From the records below, please print only the lines from the one containing "Write a component" through the one containing "const OFFSET = 40;", both included. Skip the pictures.

═════ Information supplied ═════

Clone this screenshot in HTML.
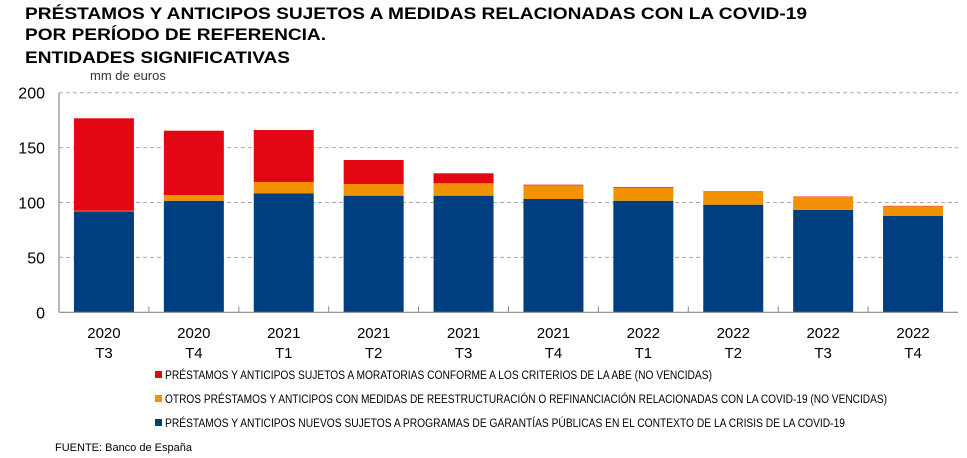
<!DOCTYPE html>
<html><head><meta charset="utf-8"><style>
body{margin:0;background:#fff}
svg{display:block;font-family:"Liberation Sans",sans-serif}
</style></head><body>
<svg id="c" width="967" height="458">
<text x="25" y="19" font-size="17" font-weight="bold" textLength="782" lengthAdjust="spacingAndGlyphs">PRÉSTAMOS Y ANTICIPOS SUJETOS A MEDIDAS RELACIONADAS CON LA COVID-19</text>
<text x="25" y="40" font-size="17" font-weight="bold" textLength="301" lengthAdjust="spacingAndGlyphs">POR PERÍODO DE REFERENCIA.</text>
<text x="25" y="63" font-size="17" font-weight="bold" textLength="265" lengthAdjust="spacingAndGlyphs">ENTIDADES SIGNIFICATIVAS</text>
<text x="90" y="80" font-size="13" fill="#333">mm de euros</text>
<g id="grid"></g><g id="bars"></g><g id="axes"></g>
<g>
<rect x="155" y="371" width="7" height="7" fill="#e30613"/>
<text x="165" y="379" font-size="11.5" textLength="547" lengthAdjust="spacingAndGlyphs">PRÉSTAMOS Y ANTICIPOS SUJETOS A MORATORIAS CONFORME A LOS CRITERIOS DE LA ABE (NO VENCIDAS)</text>
<rect x="155" y="395" width="7" height="7" fill="#f39200"/>
<text x="165" y="403" font-size="11.5" textLength="722" lengthAdjust="spacingAndGlyphs">OTROS PRÉSTAMOS Y ANTICIPOS CON MEDIDAS DE REESTRUCTURACIÓN O REFINANCIACIÓN RELACIONADAS CON LA COVID-19 (NO VENCIDAS)</text>
<rect x="155" y="419" width="7" height="7" fill="#003f7f"/>
<text x="165" y="427" font-size="11.5" textLength="680" lengthAdjust="spacingAndGlyphs">PRÉSTAMOS Y ANTICIPOS NUEVOS SUJETOS A PROGRAMAS DE GARANTÍAS PÚBLICAS EN EL CONTEXTO DE LA CRISIS DE LA COVID-19</text>
</g>
<text x="55" y="451" font-size="11">FUENTE: Banco de España</text>
</svg>
<script>
const years=["2020","2020","2021","2021","2021","2021","2022","2022","2022","2022"];
const quarters=["T3","T4","T1","T2","T3","T4","T1","T2","T3","T4"];
const garantias=[92,101.6,108.4,106.2,106.2,103.2,101.6,98,93.2,87.7];
const otros=[0.5,5.2,10.3,10.6,11.3,12.4,11.9,11.6,11.8,8.8];
const moratorias=[84.2,58.6,47.3,21.9,9.1,0.6,0.6,0.5,0.4,0.4];
const yTicks=[0,50,100,150,200];
const NS="http://www.w3.org/2000/svg";
const x0=59,x1=958,yZero=312.3,yTop=92.7,yMax=200;
const bw=(x1-x0)/years.length;
const y=v=>yZero-(v/yMax)*(yZero-yTop);
function mk(p,t,a){const e=document.createElementNS(NS,t);for(const k in a)e.setAttribute(k,a[k]);p.appendChild(e);return e;}
const grid=document.getElementById('grid'),bars=document.getElementById('bars'),axes=document.getElementById('axes');
yTicks.forEach(v=>{
  if(v>0){const l=mk(grid,'line',{x1:x0,x2:x1,y1:y(v),y2:y(v),stroke:'#aaa','stroke-dasharray':'4,3','stroke-width':1});
  
  }
  const t=mk(axes,'text',{x:45,y:y(v)+6,'font-size':16,'text-anchor':'end'});t.textContent=v;
  
  
});
const series=[[garantias,'#003f7f','garantias'],[otros,'#f39200','otros'],[moratorias,'#e30613','moratorias']];
years.forEach((yr,i)=>{
  const bx=x0+i*bw+(bw-60)/2;let base=0;
  series.forEach(([arr,col,nm])=>{
    const v=arr[i];
    const r=mk(bars,'rect',{x:bx,y:y(base+v),width:60,height:y(base)-y(base+v),fill:col});
    
    
    base+=v;
  });
  const cx=x0+i*bw+bw/2;
  const t1=mk(axes,'text',{x:cx,y:338,'font-size':15,'text-anchor':'middle'});t1.textContent=yr;
  
  
  const t2=mk(axes,'text',{x:cx,y:358,'font-size':15,'text-anchor':'middle'});t2.textContent=quarters[i];
  
  
  if(i>0){const tk=mk(axes,'line',{x1:x0+i*bw,x2:x0+i*bw,y1:yZero-6,y2:yZero,stroke:'#888'});
  
  }
});
const ax=mk(axes,'line',{x1:x0,x2:x1,y1:yZero,y2:yZero,stroke:'#888','stroke-width':1.2});


const ay=mk(axes,'line',{x1:x0,x2:x0,y1:yTop,y2:yZero,stroke:'#888','stroke-width':1.2});


</script>
</body></html>
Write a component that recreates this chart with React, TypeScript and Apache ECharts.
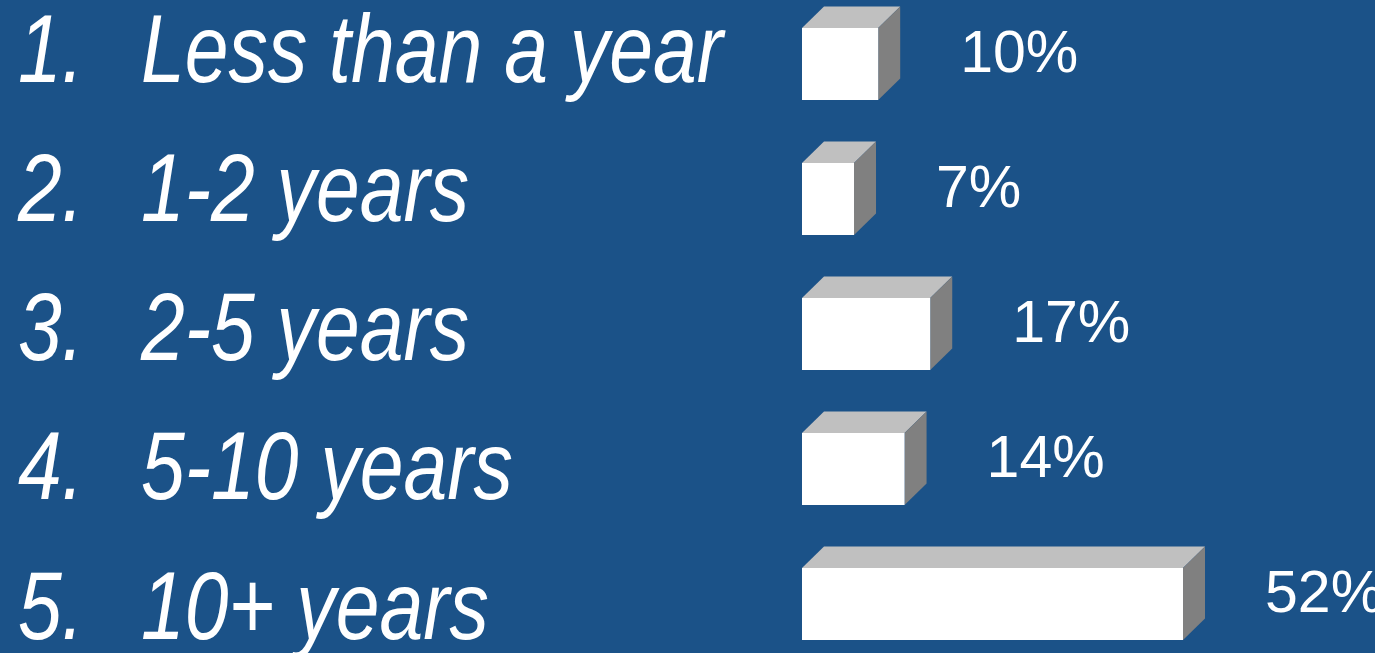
import React, { useEffect, useRef } from "react";
import * as echarts from "echarts";

const categories = ["Less than a year", "1-2 years", "2-5 years", "5-10 years", "10+ years"];
const values = [10.4, 7.1, 17.5, 14.0, 52.0];
const valueLabels = ["10%", "7%", "17%", "14%", "52%"];

const BG = "#1B5288";
const FONT = "'Liberation Sans', Arial, Helvetica, sans-serif";
const OFFSET = 40;

export default function App() {
  const ref = useRef<HTMLDivElement>(null);
  useEffect(() => {
    if (!ref.current) return;
    const chart = echarts.init(ref.current, undefined, { renderer: "svg" });
    const dx = 22;
    const dy = 21.5;
    const option: any = {
      animation: false,
      backgroundColor: BG,
      grid: [
        { left: 802, top: OFFSET - 3.5, width: 60 * 7.327, height: 675, containLabel: false },
        { left: 0, top: OFFSET - 20.6, width: 1375, height: 696, containLabel: false },
      ],
      xAxis: [
        { type: "value", gridIndex: 0, min: 0, max: 60, show: false },
        { type: "value", gridIndex: 1, min: 0, max: 1375, show: false },
      ],
      yAxis: [
        { type: "category", gridIndex: 0, data: categories, inverse: true, show: false },
        { type: "category", gridIndex: 1, data: categories, inverse: true, show: false },
      ],
      series: [
        {
          type: "custom",
          xAxisIndex: 0,
          yAxisIndex: 0,
          data: values.map((v, i) => [v, i]),
          encode: { x: 0, y: 1 },
          renderItem: (params: any, api: any) => {
            const v = api.value(0);
            const c = api.value(1);
            const p0 = api.coord([0, c]);
            const p1 = api.coord([v, c]);
            const h = api.size([0, 1])[1] * 0.533;
            const x0 = p0[0];
            const x1 = p1[0];
            const yc = p0[1];
            const yt = yc - h / 2;
            const yb = yc + h / 2;
            return {
              type: "group",
              children: [
                {
                  type: "polygon",
                  shape: { points: [[x0, yt], [x0 + dx, yt - dy], [x1 + dx, yt - dy], [x1, yt]] },
                  style: { fill: "#C0C0C0" },
                },
                {
                  type: "polygon",
                  shape: { points: [[x1, yt], [x1 + dx, yt - dy], [x1 + dx, yb - dy], [x1, yb]] },
                  style: { fill: "#808080" },
                },
                {
                  type: "rect",
                  shape: { x: x0, y: yt, width: x1 - x0, height: h },
                  style: { fill: "#FFFFFF" },
                },
                {
                  type: "text",
                  x: x1 + 82,
                  y: yc - dy / 2 - 1,
                  style: {
                    text: valueLabels[params.dataIndex],
                    fill: "#FFFFFF",
                    fontSize: 59,
                    fontFamily: FONT,
                    align: "left",
                    verticalAlign: "middle",
                  },
                },
              ],
            };
          },
        },
        {
          type: "custom",
          xAxisIndex: 1,
          yAxisIndex: 1,
          data: categories.map((_, i) => [0, i]),
          encode: { x: 0, y: 1 },
          renderItem: (params: any, api: any) => {
            const c = api.value(1);
            const pNum = api.coord([18, c]);
            const pTxt = api.coord([141, c]);
            const common = {
              fill: "#FFFFFF",
              fontSize: 96,
              fontStyle: "italic",
              fontFamily: FONT,
              align: "left",
              verticalAlign: "middle",
            };
            return {
              type: "group",
              children: [
                {
                  type: "text",
                  x: pNum[0],
                  y: pNum[1],
                  scaleX: 0.82,
                  style: { ...common, text: `${params.dataIndex + 1}.` },
                },
                {
                  type: "text",
                  x: pTxt[0],
                  y: pTxt[1],
                  scaleX: 0.82,
                  style: { ...common, text: categories[params.dataIndex] },
                },
              ],
            };
          },
        },
      ],
    };
    chart.setOption(option);
    return () => chart.dispose();
  }, []);
  return (
    <div
      ref={ref}
      style={{ position: "fixed", left: 0, top: -OFFSET, width: 1375, height: 653 + 2 * OFFSET, background: BG }}
    />
  );
}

═════

→ **The result**:
Write a component that recreates this chart with React, TypeScript and Apache ECharts.
import React, { useEffect, useRef } from "react";
import * as echarts from "echarts";

const categories = ["Less than a year", "1-2 years", "2-5 years", "5-10 years", "10+ years"];
const values = [10.4, 7.1, 17.5, 14.0, 52.0];
const valueLabels = ["10%", "7%", "17%", "14%", "52%"];

const BG = "#1B5288";
const FONT = "'Liberation Sans', Arial, Helvetica, sans-serif";
const OFFSET = 40;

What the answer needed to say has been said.